Coal Tits are a fairly regular visitor to most garden feeding stations, with the exception of areas with few trees and in particular few conifers – where we are in the Lincolnshire Fens being a good example. But where this delightful little bird does occur it carries out a very interesting behaviour which can be observed anytime between June and December, and it’s called ‘caching’.

What this involves, as the name implies, is hiding and storing food for when it’s need – and in the Coal Tit’s case when the weather is exceptionally cold, and therefore food would otherwise be hard to find.

So when a Coal Tit finds a suitable supply of, say, black sunflower seeds and all handily available from an easy-to-find hanging tube feeder in someone’s garden, it will take a seed, hide it somewhere such as a crevice in tree bark, then return time-after-time to do the same thing. Indeed, a small flock of Coal Tits can empty a whole feeder of back sunflower seeds in less than a day doing just this. And if you didn’t know that the birds were caching the food rather than eating it (though they will of course be eating some in the process to keep energy levels up), then you might be forgiven for thinking that hundreds of them were involved in the sortie on the feeder, rather than the more probable number of half a dozen.

As part of their caching strategy, individual Coal Tits will use multiple locations to hoard their winter supply of food. This is called ‘scatter hoarding’ and basically ensures that if another species of bird – e.g. the more dominant Great Tit – finds the food cache, then it will be one or two seeds only and not a fat pile of them.

Coal Tits can easily be overlooked at garden feeding stations, as even when they’re feeding rather than caching they tend to carry out short commando-style raids and don’t hang around for long.

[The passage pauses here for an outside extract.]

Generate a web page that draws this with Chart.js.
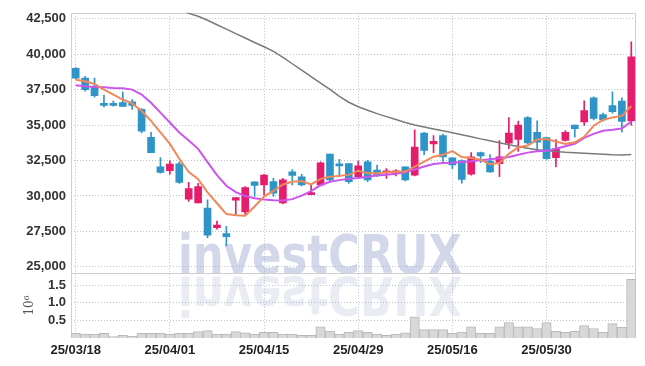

They’re also the smallest of the UK tit species, which is part of the reason why they often don’t stay at feeders because they’re regularly bullied-off by the larger Blue and Great Tits.

So keep an eye out for Coal Tits in your garden and this interesting behaviour, and if you want to help them with successful caching for the harsh winter months, then put out black sunflower seeds which are ideal for the process given the natural protective coating and the inside being packed with fat and energy.